#### REQUIRED TASK
Copy out all the lines where "that" shows up.

(Collection entries)
----------

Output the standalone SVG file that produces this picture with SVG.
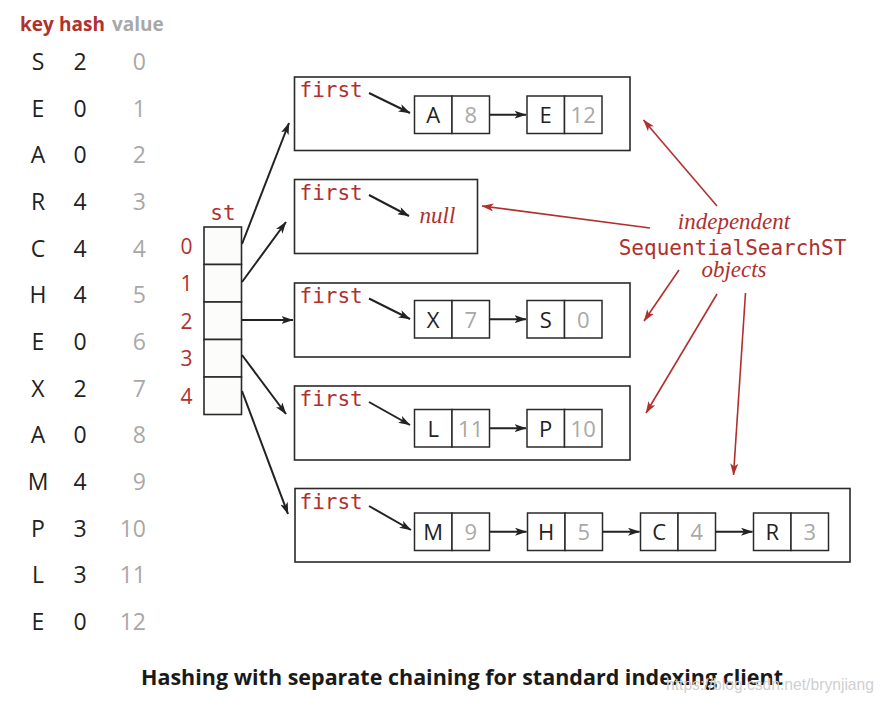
<svg xmlns="http://www.w3.org/2000/svg" width="882" height="706" viewBox="0 0 882 706">
<style>
.bg{fill:#fff}
.hdr{font-family:"Open Sans","Liberation Sans",sans-serif;font-weight:700;font-size:19px}
.red{fill:#b0302e}
.gray{fill:#a8a8a8}
.blk{fill:#222}
.tbl{font-family:"Open Sans","Liberation Sans",sans-serif;font-size:23px}
.mono{font-family:"DejaVu Sans Mono","Liberation Mono",monospace;font-size:21px;fill:#b0302e}
.idx{font-family:"Open Sans","Liberation Sans",sans-serif;font-size:21px;fill:#b0302e;text-anchor:middle}
.box{fill:#fff;stroke:#2a2a2a;stroke-width:1.6}
.cell{fill:#fff;stroke:#2a2a2a;stroke-width:1.5}
.stc{fill:#fcfcfa;stroke:#2a2a2a;stroke-width:1.6}
.nt{font-family:"Open Sans","Liberation Sans",sans-serif;font-size:22px;text-anchor:middle}
.ital{font-family:"Liberation Serif","DejaVu Serif",serif;font-style:italic;font-size:23px;fill:#b0302e;text-anchor:middle}
.arr{stroke:#222;stroke-width:2;fill:none;marker-end:url(#ah)}
.rarr{stroke:#b0302e;stroke-width:1.6;fill:none;marker-end:url(#rh)}
.cap{font-family:"Open Sans","Liberation Sans",sans-serif;font-weight:700;font-size:21px;fill:#1a1a1a;text-anchor:middle}
.wm{font-family:"Liberation Sans","DejaVu Sans",sans-serif;font-size:17px;fill:#d0d0d0}
</style>
<defs>
<marker id="ah" markerUnits="userSpaceOnUse" viewBox="0 0 12 8" refX="11.5" refY="4" markerWidth="12" markerHeight="8" orient="auto">
<path d="M0,0 L12,4 L0,8 L3,4 Z" fill="#222"/>
</marker>
<marker id="rh" markerUnits="userSpaceOnUse" viewBox="0 0 12 8" refX="11.5" refY="4" markerWidth="12" markerHeight="8" orient="auto">
<path d="M0,0 L12,4 L0,8 L3,4 Z" fill="#b0302e"/>
</marker>
</defs>
<rect class="bg" x="0" y="0" width="882" height="706"/>

<g id="table">
<text class="hdr red" x="20" y="31">key</text>
<text class="hdr red" x="59" y="31">hash</text>
<text class="hdr gray" x="112" y="31">value</text>
<g class="tbl">
<g text-anchor="middle" class="blk">
<text x="38" y="70">S</text><text x="38" y="116.7">E</text><text x="38" y="163.3">A</text><text x="38" y="210">R</text><text x="38" y="256.7">C</text><text x="38" y="303.3">H</text><text x="38" y="350">E</text><text x="38" y="396.7">X</text><text x="38" y="443.3">A</text><text x="38" y="490">M</text><text x="38" y="536.7">P</text><text x="38" y="583.3">L</text><text x="38" y="630">E</text>
<text x="80" y="70">2</text><text x="80" y="116.7">0</text><text x="80" y="163.3">0</text><text x="80" y="210">4</text><text x="80" y="256.7">4</text><text x="80" y="303.3">4</text><text x="80" y="350">0</text><text x="80" y="396.7">2</text><text x="80" y="443.3">0</text><text x="80" y="490">4</text><text x="80" y="536.7">3</text><text x="80" y="583.3">3</text><text x="80" y="630">0</text>
</g>
<g text-anchor="end" class="gray">
<text x="146" y="70">0</text><text x="146" y="116.7">1</text><text x="146" y="163.3">2</text><text x="146" y="210">3</text><text x="146" y="256.7">4</text><text x="146" y="303.3">5</text><text x="146" y="350">6</text><text x="146" y="396.7">7</text><text x="146" y="443.3">8</text><text x="146" y="490">9</text><text x="146" y="536.7">10</text><text x="146" y="583.3">11</text><text x="146" y="630">12</text>
</g>
</g>
</g>

<g id="st">
<text class="mono" x="223" y="219.5" text-anchor="middle">st</text>
<rect class="stc" x="204" y="227" width="37.5" height="37.5"/>
<rect class="stc" x="204" y="264.5" width="37.5" height="37.5"/>
<rect class="stc" x="204" y="302" width="37.5" height="37.5"/>
<rect class="stc" x="204" y="339.5" width="37.5" height="37.5"/>
<rect class="stc" x="204" y="377" width="37.5" height="37.5"/>
<text class="idx" x="186.5" y="253.5">0</text>
<text class="idx" x="186.5" y="291">1</text>
<text class="idx" x="186.5" y="328.5">2</text>
<text class="idx" x="186.5" y="366">3</text>
<text class="idx" x="186.5" y="403.5">4</text>
</g>

<g id="chain0">
<rect class="box" x="294.5" y="77" width="335.5" height="73.5"/>
<text class="mono" x="299.5" y="97">first</text>
<rect class="cell" x="414.5" y="96" width="37.5" height="37.5"/><rect class="cell" x="452" y="96" width="37.5" height="37.5"/>
<text class="nt blk" x="433.2" y="123">A</text><text class="nt gray" x="470.7" y="123">8</text>
<rect class="cell" x="527" y="96" width="37.5" height="37.5"/><rect class="cell" x="564.5" y="96" width="37.5" height="37.5"/>
<text class="nt blk" x="545.7" y="123">E</text><text class="nt gray" x="583.2" y="123">12</text>
</g>

<g id="chain1">
<rect class="box" x="294.5" y="179.5" width="183" height="74"/>
<text class="mono" x="299.5" y="200">first</text>
<text class="ital" x="437.5" y="223">null</text>
</g>

<g id="chain2">
<rect class="box" x="294.5" y="283" width="335.5" height="74"/>
<text class="mono" x="299.5" y="303">first</text>
<rect class="cell" x="414.5" y="300.5" width="37.5" height="37.5"/><rect class="cell" x="452" y="300.5" width="37.5" height="37.5"/>
<text class="nt blk" x="433.2" y="327.5">X</text><text class="nt gray" x="470.7" y="327.5">7</text>
<rect class="cell" x="527" y="300.5" width="37.5" height="37.5"/><rect class="cell" x="564.5" y="300.5" width="37.5" height="37.5"/>
<text class="nt blk" x="545.7" y="327.5">S</text><text class="nt gray" x="583.2" y="327.5">0</text>
</g>

<g id="chain3">
<rect class="box" x="294.5" y="386" width="335.5" height="74"/>
<text class="mono" x="299.5" y="406">first</text>
<rect class="cell" x="414.5" y="409.5" width="37.5" height="37.5"/><rect class="cell" x="452" y="409.5" width="37.5" height="37.5"/>
<text class="nt blk" x="433.2" y="436.5">L</text><text class="nt gray" x="470.7" y="436.5">11</text>
<rect class="cell" x="527" y="409.5" width="37.5" height="37.5"/><rect class="cell" x="564.5" y="409.5" width="37.5" height="37.5"/>
<text class="nt blk" x="545.7" y="436.5">P</text><text class="nt gray" x="583.2" y="436.5">10</text>
</g>

<g id="chain4">
<rect class="box" x="295" y="488.5" width="555" height="73.5"/>
<text class="mono" x="299.5" y="509">first</text>
<rect class="cell" x="414.5" y="513" width="37.5" height="37.5"/><rect class="cell" x="452" y="513" width="37.5" height="37.5"/>
<text class="nt blk" x="433.2" y="540">M</text><text class="nt gray" x="470.7" y="540">9</text>
<rect class="cell" x="527.5" y="513" width="37.5" height="37.5"/><rect class="cell" x="565" y="513" width="37.5" height="37.5"/>
<text class="nt blk" x="546.2" y="540">H</text><text class="nt gray" x="583.7" y="540">5</text>
<rect class="cell" x="640.5" y="513" width="37.5" height="37.5"/><rect class="cell" x="678" y="513" width="37.5" height="37.5"/>
<text class="nt blk" x="659.2" y="540">C</text><text class="nt gray" x="696.7" y="540">4</text>
<rect class="cell" x="753.5" y="513" width="37.5" height="37.5"/><rect class="cell" x="791" y="513" width="37.5" height="37.5"/>
<text class="nt blk" x="772.2" y="540">R</text><text class="nt gray" x="809.7" y="540">3</text>
</g>

<g id="annotation">
<text class="ital" x="734" y="229">independent</text>
<text class="mono" x="732.5" y="255" text-anchor="middle">SequentialSearchST</text>
<text class="ital" x="734" y="277">objects</text>
</g>

<g id="connectors">
<line class="arr" x1="242" y1="244" x2="289" y2="123"/>
<line class="arr" x1="242" y1="282" x2="286" y2="222"/>
<line class="arr" x1="242" y1="320" x2="293" y2="320"/>
<line class="arr" x1="242" y1="355" x2="286" y2="414"/>
<line class="arr" x1="242" y1="391" x2="288" y2="514"/>
<line class="arr" x1="369" y1="93" x2="410" y2="113"/>
<line class="arr" x1="369" y1="195" x2="409" y2="216"/>
<line class="arr" x1="369" y1="298.5" x2="410" y2="319"/>
<line class="arr" x1="369" y1="402" x2="410" y2="425"/>
<line class="arr" x1="369" y1="506" x2="411" y2="530"/>
<line class="arr" x1="489.5" y1="114.7" x2="526" y2="114.7"/>
<line class="arr" x1="489.5" y1="319.2" x2="526" y2="319.2"/>
<line class="arr" x1="489.5" y1="428.2" x2="526" y2="428.2"/>
<line class="arr" x1="489.5" y1="531.7" x2="526.5" y2="531.7"/>
<line class="arr" x1="602.5" y1="531.7" x2="639.5" y2="531.7"/>
<line class="arr" x1="715.5" y1="531.7" x2="752.5" y2="531.7"/>
<line class="rarr" x1="650" y1="228" x2="482" y2="206"/>
<line class="rarr" x1="717" y1="206" x2="643.5" y2="120"/>
<line class="rarr" x1="679" y1="270" x2="644" y2="321"/>
<line class="rarr" x1="717" y1="294" x2="646" y2="413"/>
<line class="rarr" x1="745.5" y1="293" x2="733.5" y2="475"/>
</g>

<text class="cap" x="462" y="685" textLength="642" lengthAdjust="spacingAndGlyphs">Hashing with separate chaining for standard indexing client</text>
<text class="wm" x="666" y="690" textLength="208" lengthAdjust="spacingAndGlyphs">https://blog.csdn.net/brynjiang</text>
</svg>
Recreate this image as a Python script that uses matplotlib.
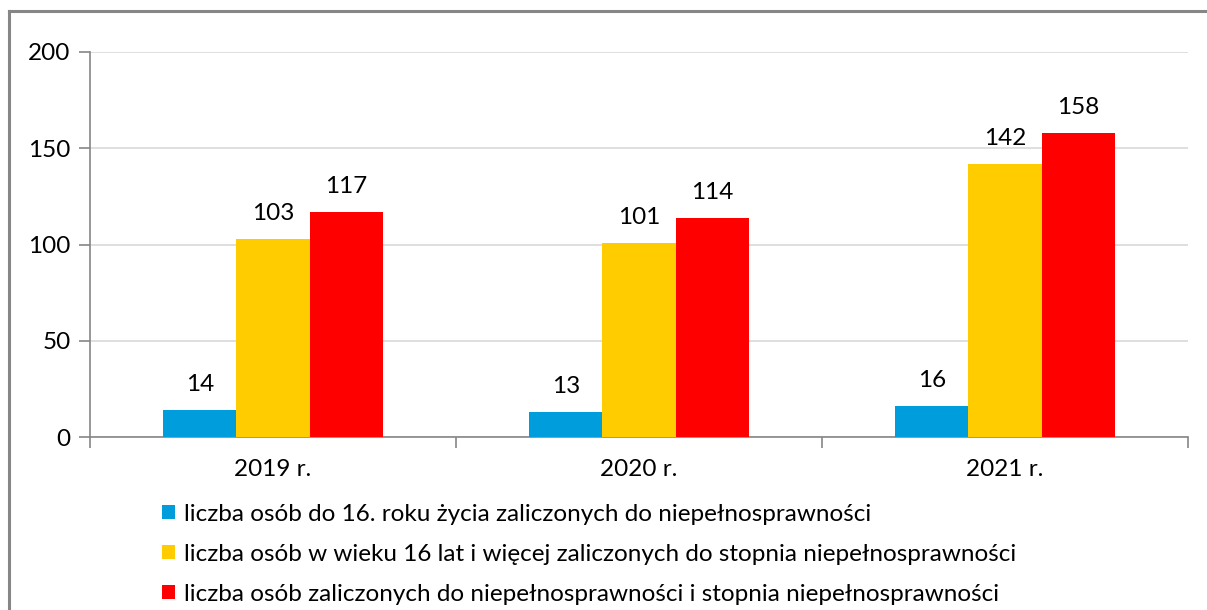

----------

#### OUTPUT FOR THIS EXERCISE
Output the standalone SVG file that produces this picture with SVG.
Recreate this image as a Python script that uses matplotlib.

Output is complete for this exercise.